Short exercise.
Without including the pictures, copy out every line below.

Information provided.
+++

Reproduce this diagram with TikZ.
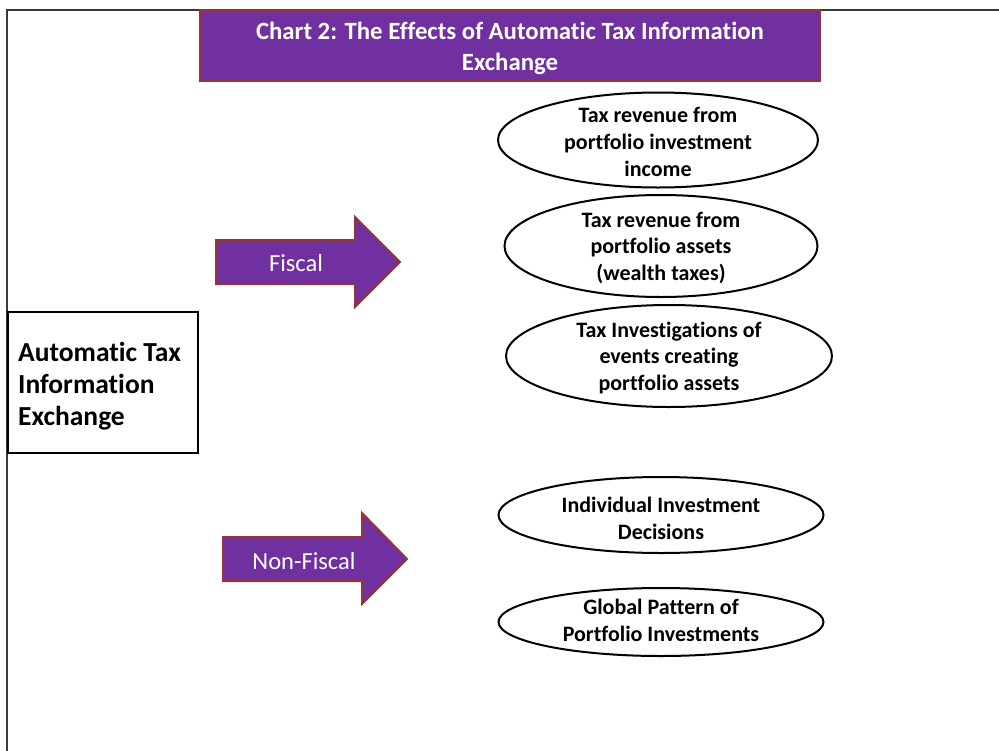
\documentclass[tikz,border=0pt]{standalone}
\usepackage{fontspec}
\setmainfont{Carlito}[Ligatures={NoCommon}]
\usetikzlibrary{shapes.geometric}
\definecolor{purp}{HTML}{7030A0}
\definecolor{bord}{HTML}{943634}
\definecolor{frame}{HTML}{3A3A3A}
\begin{document}
\begin{tikzpicture}[x=1pt,y=-1pt,
  oval/.style={draw=black, line width=2pt, ellipse, inner sep=0pt},
  ovaltext/.style={align=center, inner sep=0pt, font=\fontsize{22}{26.8}\selectfont\bfseries},
  arrowshape/.style={fill=purp, draw=bord, line width=2pt, line join=miter},
  arrowtext/.style={text=white, inner sep=0pt, font=\fontsize{24.5}{28}\selectfont},
  titlebox/.style={fill=purp, draw=bord, line width=2pt},
  leftbox/.style={draw=black, line width=2pt, fill=white}
]
\useasboundingbox (0,0) rectangle (999,750);
% outer frame
\draw[frame, line width=1.6pt] (7,760) -- (7,10) -- (1010,10);

% title
\draw[titlebox] (200,10) rectangle (820,81);
\node[text=white, align=center, inner sep=0pt,
      font=\fontsize{24.8}{31}\selectfont\bfseries] (title) at (510,48)
  {Chart 2: The Effects of Automatic Tax Information\\Exchange};

% left box
\draw[leftbox] (8,312) rectangle (198,453);
\node[anchor=west, align=left, inner sep=0pt,
      font=\fontsize{27.5}{32}\selectfont\bfseries] (ate) at (18,386)
  {Automatic Tax\\Information\\Exchange};

% Fiscal arrow
\draw[arrowshape] (216,240) -- (355,240) -- (355,217) -- (400,262) -- (355,307) -- (355,284) -- (216,284) -- cycle;
\node[arrowtext] (fiscal) at (296,263) {Fiscal};

% Non-Fiscal arrow
\draw[arrowshape] (223,537) -- (362,537) -- (362,513) -- (407,559) -- (362,604) -- (362,581) -- (223,581) -- cycle;
\node[arrowtext] (nonfiscal) at (304,561) {Non-Fiscal};

% ellipses
\node[oval, minimum width=320pt, minimum height=95pt] (e1) at (658,140) {};
\node[ovaltext] at (658,142) {Tax revenue from\\portfolio investment\\income};

\node[oval, minimum width=313pt, minimum height=102pt] (e2) at (661,246) {};
\node[ovaltext] at (661,248) {Tax revenue from\\portfolio assets\\(wealth taxes)};

\node[oval, minimum width=326pt, minimum height=102pt] (e3) at (669,356) {};
\node[ovaltext] at (669,358) {Tax Investigations of\\events creating\\portfolio assets};

\node[oval, minimum width=325pt, minimum height=76pt] (e4) at (661,515) {};
\node[ovaltext] at (661,518) {Individual Investment\\Decisions};

\node[oval, minimum width=325pt, minimum height=68pt] (e5) at (661,622) {};
\node[ovaltext] at (661,620) {Global Pattern of\\Portfolio Investments};
\end{tikzpicture}
\end{document}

+++

Task response.
Reproduce this diagram with TikZ.
\documentclass[tikz,border=0pt]{standalone}
\usepackage{fontspec}
\setmainfont{Carlito}[Ligatures={NoCommon}]
\usetikzlibrary{shapes.geometric}
\definecolor{purp}{HTML}{7030A0}
\definecolor{bord}{HTML}{943634}
\definecolor{frame}{HTML}{3A3A3A}
\begin{document}
\begin{tikzpicture}[x=1pt,y=-1pt,
  oval/.style={draw=black, line width=2pt, ellipse, inner sep=0pt},
  ovaltext/.style={align=center, inner sep=0pt, font=\fontsize{22}{26.8}\selectfont\bfseries},
  arrowshape/.style={fill=purp, draw=bord, line width=2pt, line join=miter},
  arrowtext/.style={text=white, inner sep=0pt, font=\fontsize{24.5}{28}\selectfont},
  titlebox/.style={fill=purp, draw=bord, line width=2pt},
  leftbox/.style={draw=black, line width=2pt, fill=white}
]
\useasboundingbox (0,0) rectangle (999,750);
% outer frame
\draw[frame, line width=1.6pt] (7,760) -- (7,10) -- (1010,10);

% title
\draw[titlebox] (200,10) rectangle (820,81);
\node[text=white, align=center, inner sep=0pt,
      font=\fontsize{24.8}{31}\selectfont\bfseries] (title) at (510,48)
  {Chart 2: The Effects of Automatic Tax Information\\Exchange};

% left box
\draw[leftbox] (8,312) rectangle (198,453);
\node[anchor=west, align=left, inner sep=0pt,
      font=\fontsize{27.5}{32}\selectfont\bfseries] (ate) at (18,386)
  {Automatic Tax\\Information\\Exchange};

% Fiscal arrow
\draw[arrowshape] (216,240) -- (355,240) -- (355,217) -- (400,262) -- (355,307) -- (355,284) -- (216,284) -- cycle;
\node[arrowtext] (fiscal) at (296,263) {Fiscal};

% Non-Fiscal arrow
\draw[arrowshape] (223,537) -- (362,537) -- (362,513) -- (407,559) -- (362,604) -- (362,581) -- (223,581) -- cycle;
\node[arrowtext] (nonfiscal) at (304,561) {Non-Fiscal};

% ellipses
\node[oval, minimum width=320pt, minimum height=95pt] (e1) at (658,140) {};
\node[ovaltext] at (658,142) {Tax revenue from\\portfolio investment\\income};

\node[oval, minimum width=313pt, minimum height=102pt] (e2) at (661,246) {};
\node[ovaltext] at (661,248) {Tax revenue from\\portfolio assets\\(wealth taxes)};

\node[oval, minimum width=326pt, minimum height=102pt] (e3) at (669,356) {};
\node[ovaltext] at (669,358) {Tax Investigations of\\events creating\\portfolio assets};

\node[oval, minimum width=325pt, minimum height=76pt] (e4) at (661,515) {};
\node[ovaltext] at (661,518) {Individual Investment\\Decisions};

\node[oval, minimum width=325pt, minimum height=68pt] (e5) at (661,622) {};
\node[ovaltext] at (661,620) {Global Pattern of\\Portfolio Investments};
\end{tikzpicture}
\end{document}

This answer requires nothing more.